A page for viewing stored timber not simply by quantity, but by use, condition, and future potential.
🪵 How Stock Should Be Viewed
Timber stock is not just a collection of pieces or numbers.
Each piece carries dimensions, length, dryness, storage condition, grain, weight, and likely suitability.
For that reason, stock should be viewed not only by quantity,
but also by what it can become, how stable it is, and how it may be used in future.
Structural Timber
Suited to posts, beams, framing
Strength and stability matter
Dimensional consistency is important
Long lengths hold strong value
Repair & Practical Timber
Useful for site response work
Practicality comes first
Even offcuts can be valuable
Immediate usability matters
Display & Reuse Timber
Grain and surface can be featured
Useful for signs, fittings, finish work
Older timber may still hold value
Use can expand worth
What Matters in Stock Organisation
The important thing is not to think only in terms of whether timber exists or does not exist.
It is necessary to judge whether each piece is ready for use now, could be revived with some work,
or should be kept for future opportunity.
Timber is not a uniform product.
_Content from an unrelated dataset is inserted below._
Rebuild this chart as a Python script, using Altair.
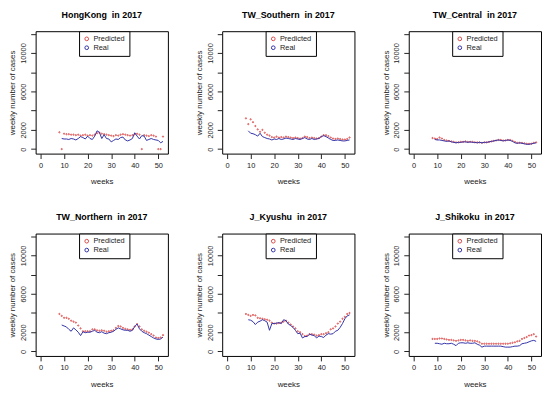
import altair as alt
import pandas as pd

FONT = "Liberation Sans"
RED = "#d94a4a"
BLUE = "#3232a8"

weeks_real = list(range(9, 53))   # weeks 9..52
weeks_pred = list(range(8, 53))   # weeks 8..52

titles = ["HongKong", "TW_Southern", "TW_Central", "TW_Northern", "J_Kyushu", "J_Shikoku"]

hk_real = [1100, 1050, 1050, 1000, 1100, 1050, 950, 1100, 1300, 1200, 1050, 1350, 1100, 1000, 1350, 1900,
           1750, 1100, 1500, 1100, 1050, 750, 900, 1050, 1000, 1200, 1250, 950, 850, 950, 1100, 1700,
           1350, 1050, 1400, 1350, 900, 1000, 1100, 1000, 950, 900, 650, 800]
hk_pred = [1750, 0, 1600, 1550, 1550, 1500, 1500, 1450, 1500, 1400, 1450, 1500, 1400, 1450, 1400, 1500,
           1650, 1700, 1600, 1550, 1500, 1450, 1400, 1350, 1450, 1400, 1500, 1550, 1500, 1450, 1400, 1450,
           1550, 1600, 1500, 0, 1450, 1400, 1350, 1450, 1400, 1300, 0, 0, 1300]

ts_real = [1900, 1650, 1600, 1500, 1350, 1650, 1300, 1200, 1100, 1050, 950, 1050, 1000, 1100, 1000, 1050,
           1150, 1100, 1050, 1000, 1100, 1050, 1000, 1100, 1200, 1050, 1000, 1100, 1000, 1050, 1100, 1300,
           1400, 1300, 1150, 1000, 900, 900, 950, 900, 850, 850, 900, 950]
ts_pred = [3200, 2600, 3100, 2800, 2400, 2050, 1800, 2000, 1700, 1500, 1400, 1250, 1200, 1300, 1200, 1250,
           1200, 1300, 1250, 1200, 1150, 1200, 1150, 1100, 1150, 1300, 1250, 1150, 1200, 1150, 1100, 1150,
           1300, 1450, 1450, 1350, 1200, 1100, 1050, 1100, 1050, 1000, 1000, 1050, 1200]

tc_real = [1000, 950, 950, 900, 850, 800, 850, 750, 700, 650, 700, 700, 750, 750, 700, 750,
           700, 700, 650, 700, 650, 700, 700, 750, 800, 850, 900, 950, 900, 850, 900, 950,
           900, 800, 650, 600, 650, 600, 550, 500, 500, 550, 600, 650]
tc_pred = [1150, 1100, 1050, 1200, 1100, 950, 900, 850, 800, 750, 700, 700, 750, 750, 800, 750,
           750, 750, 700, 700, 700, 650, 700, 700, 750, 800, 850, 900, 950, 950, 900, 900,
           950, 950, 850, 750, 650, 650, 650, 600, 550, 550, 550, 650, 700]

tn_real = [2750, 2650, 2550, 2300, 2100, 2450, 2250, 2000, 1650, 2050, 1950, 2000, 2000, 2100, 2200, 2000,
           1950, 2050, 1900, 1850, 1950, 2000, 2100, 2300, 2450, 2350, 2250, 2200, 2200, 2100, 2200, 2600,
           2850, 2350, 2100, 1950, 1850, 1700, 1550, 1400, 1300, 1250, 1300, 1500]
tn_pred = [3900, 3700, 3500, 3500, 3400, 3200, 3100, 3000, 2700, 2400, 2100, 2100, 2100, 2100, 2300, 2300,
           2200, 2150, 2200, 2150, 2050, 2100, 2150, 2200, 2450, 2650, 2600, 2450, 2350, 2300, 2250, 2300,
           2600, 2850, 2600, 2300, 2150, 2050, 1950, 1800, 1650, 1450, 1400, 1450, 1700]

jk_real = [3300, 3250, 3100, 2800, 3050, 3150, 3300, 3200, 3050, 2200, 2900, 2900, 2950, 3000, 2900, 3300,
           3200, 2850, 2700, 2500, 2200, 1850, 1900, 1400, 1550, 1550, 1800, 1700, 1650, 1400, 1600, 1550,
           1450, 1700, 1850, 1800, 1850, 2100, 2200, 2500, 2900, 3400, 3700, 3800]
jk_pred = [3900, 3800, 3700, 3800, 3750, 3500, 3450, 3400, 3350, 3300, 3200, 3000, 2900, 2900, 2950, 3000,
           3100, 3200, 3000, 2800, 2600, 2400, 2100, 2000, 1800, 1600, 1650, 1800, 1800, 1750, 1650, 1700,
           1800, 1800, 1900, 2000, 2300, 2400, 2600, 2900, 3100, 3400, 3600, 3900, 4000]

js_real = [850, 850, 800, 750, 850, 800, 800, 850, 750, 600, 850, 900, 900, 850, 900, 850,
           850, 900, 750, 650, 450, 550, 550, 550, 550, 550, 550, 550, 550, 500, 450, 450,
           450, 500, 550, 550, 600, 800, 850, 900, 1000, 1100, 1150, 1050]
js_pred = [1300, 1300, 1300, 1350, 1350, 1300, 1250, 1200, 1200, 1150, 1100, 1150, 1200, 1200, 1150, 1100,
           1150, 1100, 1100, 1050, 950, 800, 800, 800, 800, 800, 800, 800, 800, 800, 800, 800,
           800, 850, 900, 950, 1050, 1100, 1300, 1400, 1500, 1650, 1700, 1800, 1550]

reals = [hk_real, ts_real, tc_real, tn_real, jk_real, js_real]
preds = [hk_pred, ts_pred, tc_pred, tn_pred, jk_pred, js_pred]

x_ticks = [0, 10, 20, 30, 40, 50]
y_ticks = [0, 2000, 4000, 6000, 8000, 10000, 12000]
series_names = ["Predicted", "Real"]

W, H = 134, 124


def panel(name, real, pred):
    df = pd.DataFrame({
        "week": weeks_pred + weeks_real,
        "cases": pred + real,
        "series": ["Predicted"] * len(pred) + ["Real"] * len(real),
    })
    base = alt.Chart(df)
    x = alt.X("week:Q",
              scale=alt.Scale(domain=[-2.08, 54.08], nice=False, zero=False),
              axis=alt.Axis(values=x_ticks, title="weeks", format="d",
                            labelPadding=3, titlePadding=9))
    y = alt.Y("cases:Q",
              scale=alt.Scale(domain=[-470, 12270], nice=False, zero=False),
              axis=alt.Axis(values=y_ticks, title="weekly number of cases", format="d",
                            labelExpr="(datum.value == 4000 || datum.value == 8000 || datum.value == 12000) ? '' : datum.label",
                            labelAngle=-90, labelAlign="center", labelBaseline="bottom",
                            labelPadding=3, titlePadding=3))
    color = alt.Color("series:N",
                      scale=alt.Scale(domain=series_names, range=[RED, BLUE]),
                      legend=alt.Legend(title=None, orient="none", legendX=44, legendY=0,
                                        direction="vertical"))
    pts = base.transform_filter("datum.series == 'Predicted'").mark_point(
        filled=False, size=1.5, strokeWidth=1, opacity=1
    ).encode(x=x, y=y, color=color)
    line = base.transform_filter("datum.series == 'Real'").mark_line(
        strokeWidth=1
    ).encode(x=x, y=y, color=color)
    return alt.layer(pts, line).properties(
        width=W, height=H, title=f"{name}\u00a0 in 2017"
    ).resolve_scale(color="shared")


panels = [panel(t, r, p) for t, r, p in zip(titles, reals, preds)]

row1 = alt.hconcat(*panels[:3], spacing=26).resolve_scale(color="independent").resolve_legend(color="independent")
row2 = alt.hconcat(*panels[3:], spacing=26).resolve_scale(color="independent").resolve_legend(color="independent")

chart = alt.vconcat(row1, row2, spacing=27).resolve_scale(color="independent").resolve_legend(
    color="independent"
).properties(
    padding={"left": 0, "top": 0, "right": 0, "bottom": 0},
    background="white",
).configure_view(
    stroke="black", strokeWidth=1
).configure_axis(
    labelFont=FONT, labelFontSize=7.5, labelColor="#222222",
    titleFont=FONT, titleFontSize=8, titleFontWeight="normal", titleColor="#222222",
    tickColor="#222222", tickSize=5, tickWidth=1, domain=False, grid=False,
).configure_title(
    font=FONT, fontSize=9, fontWeight="bold", color="black", anchor="middle", offset=11,
).configure_legend(
    labelFont=FONT, labelFontSize=7.5, labelColor="#222222",
    strokeColor="black", fillColor="white", padding=4, rowPadding=0,
    symbolType="circle", symbolSize=14, symbolStrokeWidth=1, symbolFillColor="transparent",
    labelOffset=3, cornerRadius=0,
)

chart.save("out.html", embed_options={"renderer": "svg", "actions": False})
Piece by piece, bundle by bundle,
its likely role should be considered. That is what raises the real value of stock.
Dimensions
Length, thickness, and width are the starting point.
They directly affect possible use.
Condition
Dryness, warp, cracking, staining, and storage condition
all make practical judgment easier.
Use Classification
Broad sorting into structural, repair, or display-oriented material
helps bring order to stock.
Future Value
Even timber not needed immediately may become
an important resource later.
Stock as a Collection of Possibilities
Timber stock is not merely stored material.
It is a collection of future possibilities for building, repair, landscape work,
furniture, display making, signage, and more.
Which timber should be kept, rotated, or directed toward visible use —
these decisions strongly shape the true value of the stock.
Main Note: Timber stock is not a pile of quantity, but a group of resources carrying use, condition, and future value. The key is to organise it by the likely role of each piece.